In Excel 365 , there is no need to enter a formula with control + shift + enter to enable array behavior, because all formulas are treated as array formulas by default. However, for compatibility reasons, you will sometimes see the @ symbol inserted in a formula created in an older (pre dynamic array) version of Excel. This @ symbol is called the implicit intersection operator, and it disables array behavior. In other words, it tells Excel you want a single value.

This is done to ensure that older formulas continue to return the same (single) result when they might otherwise spill multiple values onto the worksheet. In general, functions that return multi-cell ranges or arrays will be automatically prefixed with @ if they were created in an earlier version. This behavior only occurs in dynamic array versions of Excel.

For simplicity, we use the term “Legacy Excel” to refer to any version of Excel before dynamic array formulas were introduced. Practically speaking, this means Excel 2019 and older, since Excel 365 and Excel 2021 are the only versions of Excel that include dynamic array formulas and new functions like SORT , UNIQUE , FILTER , SEQUENCE , and XLOOKUP .

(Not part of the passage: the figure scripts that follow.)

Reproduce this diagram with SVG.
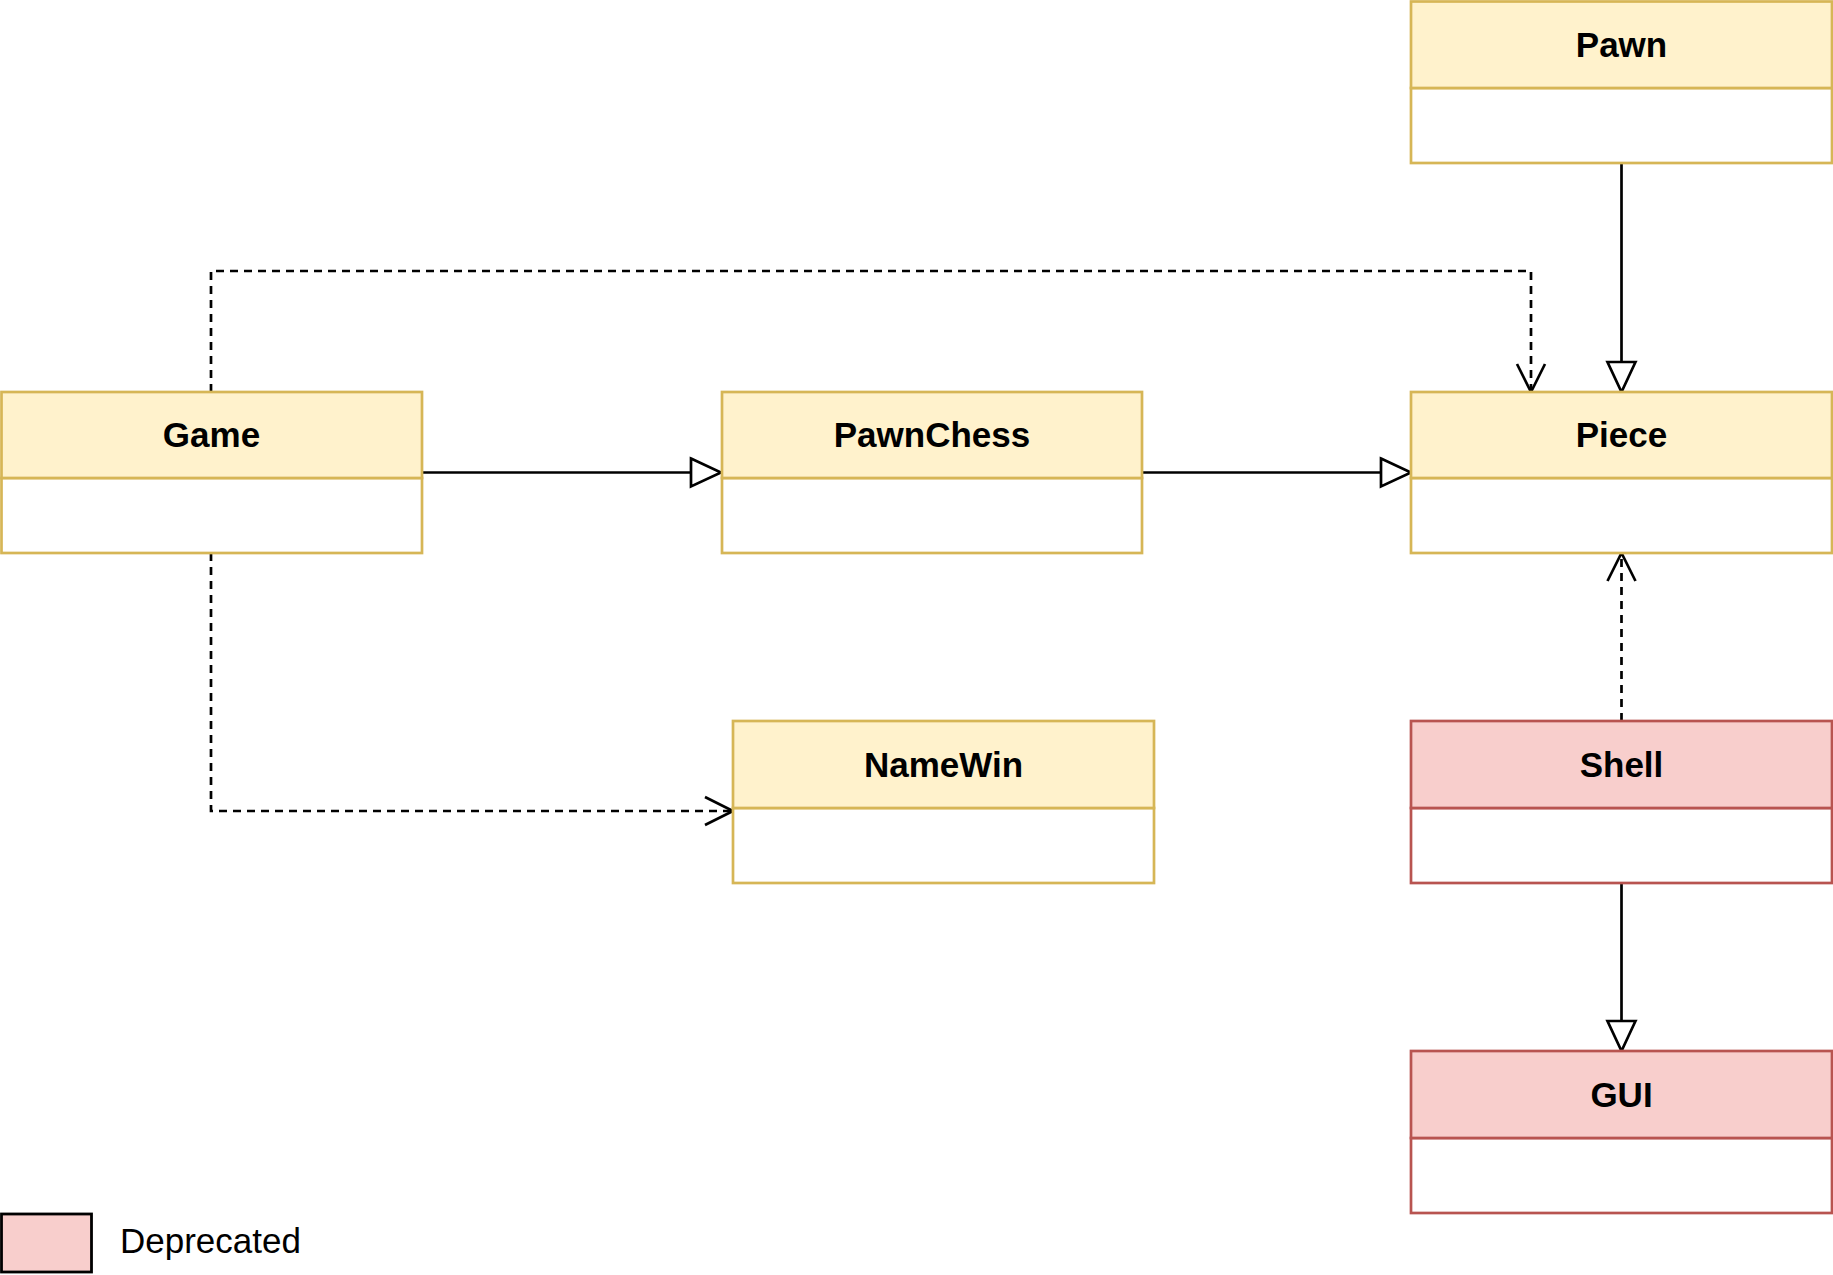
<svg xmlns="http://www.w3.org/2000/svg" width="1833" height="1275" viewBox="0 0 1833 1275">
<style>
.y{fill:#fff2cc;stroke:#d6b656;stroke-width:2.7}
.yb{fill:#ffffff;stroke:#d6b656;stroke-width:2.7}
.r{fill:#f8cecc;stroke:#b85450;stroke-width:2.7}
.rb{fill:#ffffff;stroke:#b85450;stroke-width:2.7}
.t{font-family:"Liberation Sans",Arial,sans-serif;font-size:35px;font-weight:bold;text-anchor:middle;fill:#000}
.solid{fill:none;stroke:#000;stroke-width:2.7}
.dash{fill:none;stroke:#000;stroke-width:2.7;stroke-dasharray:8 6}
</style>
<defs>
<marker id="tri" markerUnits="userSpaceOnUse" markerWidth="34" markerHeight="34" viewBox="-2 -2 34 32" refX="30" refY="14" orient="auto">
<path d="M0,0 L30,14 L0,28 Z" fill="#fff" stroke="#000" stroke-width="2.7" stroke-dasharray="none"/>
</marker>
<marker id="open" markerUnits="userSpaceOnUse" markerWidth="34" markerHeight="34" viewBox="-2 -2 34 32" refX="28" refY="14" orient="auto">
<path d="M0,0 L28,14 L0,28" fill="none" stroke="#000" stroke-width="2.7" stroke-dasharray="none"/>
</marker>
</defs>
<rect width="1833" height="1275" fill="#fff"/>
<g id="connectors">
<path class="dash" d="M211,392 V271 H1531 V392" marker-end="url(#open)"/>
<path class="dash" d="M211,553 V811 H733" marker-end="url(#open)"/>
<path class="dash" d="M1621.5,721 V553" marker-end="url(#open)"/>
<path class="solid" d="M1621.5,163 V392" marker-end="url(#tri)"/>
<path class="solid" d="M422,472.5 H721" marker-end="url(#tri)"/>
<path class="solid" d="M1142,472.5 H1411" marker-end="url(#tri)"/>
<path class="solid" d="M1621.5,883 V1051" marker-end="url(#tri)"/>
</g>
<g id="Pawn">
<rect class="yb" x="1411" y="88" width="421" height="75"/>
<rect class="y" x="1411" y="1.5" width="421" height="86.5"/>
<text class="t" x="1621.5" y="56.5">Pawn</text>
</g>
<g id="Game">
<rect class="yb" x="1.5" y="478" width="420.5" height="75"/>
<rect class="y" x="1.5" y="392" width="420.5" height="86"/>
<text class="t" x="211.5" y="447">Game</text>
</g>
<g id="PawnChess">
<rect class="yb" x="722" y="478" width="420" height="75"/>
<rect class="y" x="722" y="392" width="420" height="86"/>
<text class="t" x="932" y="447">PawnChess</text>
</g>
<g id="Piece">
<rect class="yb" x="1411" y="478" width="421" height="75"/>
<rect class="y" x="1411" y="392" width="421" height="86"/>
<text class="t" x="1621.5" y="447">Piece</text>
</g>
<g id="NameWin">
<rect class="yb" x="733" y="808" width="421" height="75"/>
<rect class="y" x="733" y="721" width="421" height="87"/>
<text class="t" x="943.5" y="776.5">NameWin</text>
</g>
<g id="Shell">
<rect class="rb" x="1411" y="808" width="421" height="75"/>
<rect class="r" x="1411" y="721" width="421" height="87"/>
<text class="t" x="1621.5" y="776.5">Shell</text>
</g>
<g id="GUI">
<rect class="rb" x="1411" y="1138" width="421" height="75"/>
<rect class="r" x="1411" y="1051" width="421" height="87"/>
<text class="t" x="1621.5" y="1106.5">GUI</text>
</g>
<g id="Legend">
<rect x="1.5" y="1214" width="90" height="58" fill="#f8cecc" stroke="#000" stroke-width="2.8"/>
<text x="120" y="1253" font-family="'Liberation Sans',Arial,sans-serif" font-size="35" fill="#000">Deprecated</text>
</g>
</svg>
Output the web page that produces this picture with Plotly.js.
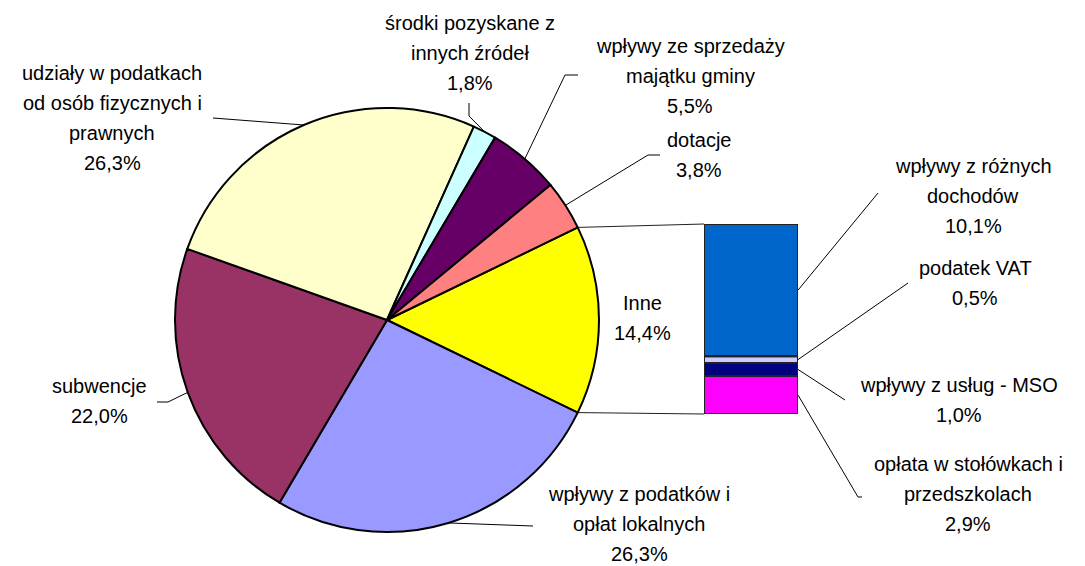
<!DOCTYPE html>
<html>
<head>
<meta charset="utf-8">
<script src="https://cdn.plot.ly/plotly-3.0.1.min.js"></script>
<style>
  html, body { margin: 0; padding: 0; background: #fff; }
  #chart { width: 1085px; height: 566px; }
</style>
</head>
<body>
<div id="chart"></div>
<script>
// pie slices, clockwise starting with "Inne"
const pieNames = [
  "Inne",
  "wpływy z podatków i\nopłat lokalnych",
  "subwencje",
  "udziały w podatkach\nod osób fizycznych i\nprawnych",
  "środki pozyskane z\ninnych źródeł",
  "wpływy ze sprzedaży\nmajątku gminy",
  "dotacje"
];
const pieValues = [14.4, 26.3, 22.0, 26.3, 1.8, 5.5, 3.8];
const pieColors = ["#FFFF00", "#9999FF", "#993366", "#FFFFCC", "#CCFFFF", "#660066", "#FF8080"];

// breakdown of "Inne", bottom to top
const barNames = [
  "opłata w stołówkach i\nprzedszkolach",
  "wpływy z usług - MSO",
  "podatek VAT",
  "wpływy z różnych\ndochodów"
];
const barValues = [2.9, 1.0, 0.5, 10.1];
const barColors = ["#FF00FF", "#000080", "#CCCCFF", "#0066CC"];

const W = 1085, H = 566;
const px = (x) => x / W;
const py = (y) => 1 - y / H;

// pie placement (pixels)
const cx = 387, cy = 320, r = 212;
// bar placement (pixels)
const barL = 704, barR = 798, barT = 224, barB = 414;

// label placement: text centre x, first line y, leader waypoints near the text
const pieLabelPos = [
  { x: 642, y: 303, lead: null },
  { x: 639, y: 494, lead: [[533, 526]] },
  { x: 99, y: 386, lead: [[157, 402], [168, 402]] },
  { x: 112, y: 73, lead: [[213, 118]] },
  { x: 470, y: 23, lead: [[469, 103], [469, 116]] },
  { x: 690, y: 46, lead: [[578, 75], [565, 75]] },
  { x: 699, y: 140, lead: [[660, 155], [648, 155]] }
];
const barLabelPos = [
  { x: 968, y: 464, lead: [[862, 497], [858, 497]] },
  { x: 959, y: 385, lead: [[845, 400]] },
  { x: 975, y: 268, lead: [[908, 283]] },
  { x: 973, y: 166, lead: [[878, 193]] }
];
const lineStep = 30;

const pieTotal = pieValues.reduce((a, b) => a + b, 0);
const barTotal = barValues.reduce((a, b) => a + b, 0);
const rotation = 90 - (pieValues[0] / pieTotal) * 180;

function fmt(v) {
  return v.toFixed(1).replace(".", ",") + "%";
}

function edgePoint(deg) {
  const a = deg * Math.PI / 180;
  return [cx + r * Math.sin(a), cy - r * Math.cos(a)];
}

function pathOf(points) {
  return points.map((p, i) => (i ? "L" : "M") + px(p[0]) + "," + py(p[1])).join(" ");
}

const annotations = [];
const shapes = [];

function addLabel(name, value, pos) {
  const lines = name.split("\n").concat([fmt(value)]);
  lines.forEach((t, i) => {
    annotations.push({
      xref: "paper", yref: "paper",
      x: px(pos.x), y: py(pos.y + i * lineStep),
      xanchor: "center", yanchor: "middle",
      text: t, showarrow: false,
      font: { family: "Liberation Sans, Arial, sans-serif", size: 20, color: "#000" }
    });
  });
}

// pie labels and leaders
let angle = rotation;
pieValues.forEach((v, i) => {
  const span = (v / pieTotal) * 360;
  const mid = angle + span / 2;
  const pos = pieLabelPos[i];
  addLabel(pieNames[i], v, pos);
  if (pos.lead) {
    shapes.push({
      type: "path", xref: "paper", yref: "paper",
      path: pathOf(pos.lead.concat([edgePoint(mid)])),
      line: { color: "#000", width: 1 }
    });
  }
  angle += span;
});

// bar labels, leaders and segment outlines
let acc = 0;
barValues.forEach((v, i) => {
  const midY = barB - ((acc + v / 2) / barTotal) * (barB - barT);
  const pos = barLabelPos[i];
  addLabel(barNames[i], v, pos);
  shapes.push({
    type: "path", xref: "paper", yref: "paper",
    path: pathOf(pos.lead.concat([[barR, midY]])),
    line: { color: "#000", width: 1 }
  });
  shapes.push({
    type: "rect", xref: "x", yref: "y",
    x0: -0.5, x1: 0.5, y0: acc, y1: acc + v,
    line: { color: "#222", width: 2 },
    fillcolor: "rgba(0,0,0,0)"
  });
  acc += v;
});

// connector lines from the "Inne" slice to the bar
const inneSpan = (pieValues[0] / pieTotal) * 360;
const pTop = edgePoint(rotation);
const pBot = edgePoint(rotation + inneSpan);
shapes.push({
  type: "path", xref: "paper", yref: "paper",
  path: pathOf([pTop, [barL, barT]]),
  line: { color: "#222", width: 1 }
});
shapes.push({
  type: "path", xref: "paper", yref: "paper",
  path: pathOf([pBot, [barL, barB]]),
  line: { color: "#222", width: 1 }
});

const pieTrace = {
  type: "pie",
  labels: pieNames,
  values: pieValues,
  sort: false,
  direction: "clockwise",
  rotation: rotation,
  marker: { colors: pieColors, line: { color: "#000", width: 2 } },
  textinfo: "none",
  hoverinfo: "skip",
  showlegend: false,
  domain: { x: [px(cx - r), px(cx + r)], y: [py(cy + r), py(cy - r)] }
};

const barTraces = barValues.map((v, i) => ({
  type: "bar",
  x: [0],
  y: [v],
  width: 1,
  name: barNames[i],
  marker: { color: barColors[i], line: { color: "#222", width: 2 } },
  cliponaxis: false,
  hoverinfo: "skip",
  showlegend: false
}));

const layout = {
  width: W,
  height: H,
  margin: { l: 0, r: 0, t: 0, b: 0 },
  paper_bgcolor: "#fff",
  plot_bgcolor: "rgba(0,0,0,0)",
  barmode: "stack",
  xaxis: {
    domain: [px(barL), px(barR)],
    range: [-0.5, 0.5],
    visible: false,
    fixedrange: true
  },
  yaxis: {
    domain: [py(barB), py(barT)],
    range: [0, barTotal],
    visible: false,
    fixedrange: true
  },
  annotations: annotations,
  shapes: shapes
};

Plotly.newPlot("chart", [pieTrace].concat(barTraces), layout, { staticPlot: true });
</script>
</body>
</html>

Dynamic array formulas are a huge change to the Excel formula engine because they let you easily work with multiple values at the same time in a formula. In practical terms, this means array formulas “just work”. In Legacy Excel, most array formulas still need to be entered with control + shift + enter.

Example

The LEN function returns the length of a text string as a number:

=LEN("apple") // returns 5

To get a total of all characters in a range, you can wrap LEN inside the SUM function like this:

=SUM(LEN(range)) // total characters in range

This is a simple array formula , but it must be entered with control + shift + enter in Legacy Excel:

{=SUM(LEN(B5:B10))}

Note: Excel will add the curly brackets automatically when the formula is entered with control + shift + enter. Do not add the curly braces manually.

In Modern Excel, the same formula below will work as-is, without special handling:

=SUM(LEN(B5:B10))

The bottom line is that array formulas in Legacy Excel need special handling. In current versions of Excel, array formulas just work.